I’VE ALWAYS been proud of my positive nature and the fact that I can listen compassionately to others while offering advice and friendship.
I’m the one who believes in the pot of gold at the end of the rainbow, the sliver lining in every cloud and, of course, I believe in angels. I’m the one who always tells people not to worry when one door closes, and another will surely open. After all, life goes on!
Well, imagine my shock and horror when a “door” slammed shut in my life, totally out of the blue and with alarming speed. It was the door to my past and it was unceremoniously shut tightly with the sudden death of my mum.

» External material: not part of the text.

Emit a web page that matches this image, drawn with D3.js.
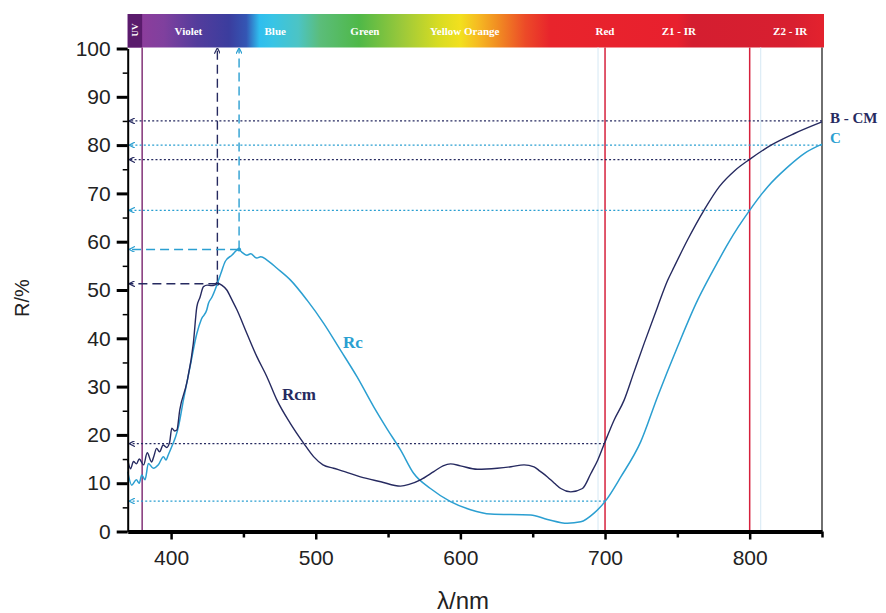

Being the eldest sibling, I put grief on hold as I went about the business of comforting all and sundry, planning the funeral etc.
In a zombie-like state I returned to work and my daily chores, living in my own private dream world. It was hard listening to people commenting how I’d be fine - I had the right attitude apparently. Not true this time, unfortunately.
Then I had a breakthrough. It was while watching Song Shop’s production of ‘Jesus Christ Superstar’ for the fourth time that I was struck by one of the lines that Jesus used. He sang: “There will be poor always, pathetically struggling. Look at the good things you’ve got.”
I suddenly realised he didn’t just mean “poor” in the usual sense. People can be “poor” physically, mentally, spiritually, socially, academically etc. I glanced around the audience and sought out those who I deemed to be poor in some way and realised what a gift I had been given - that of a sunny outlook and positive thinking. God’s plan for me!
I’m still waiting for the “magical new door” to open up, but, in the meantime, it’s back to rainbows, angels and silver linings for me.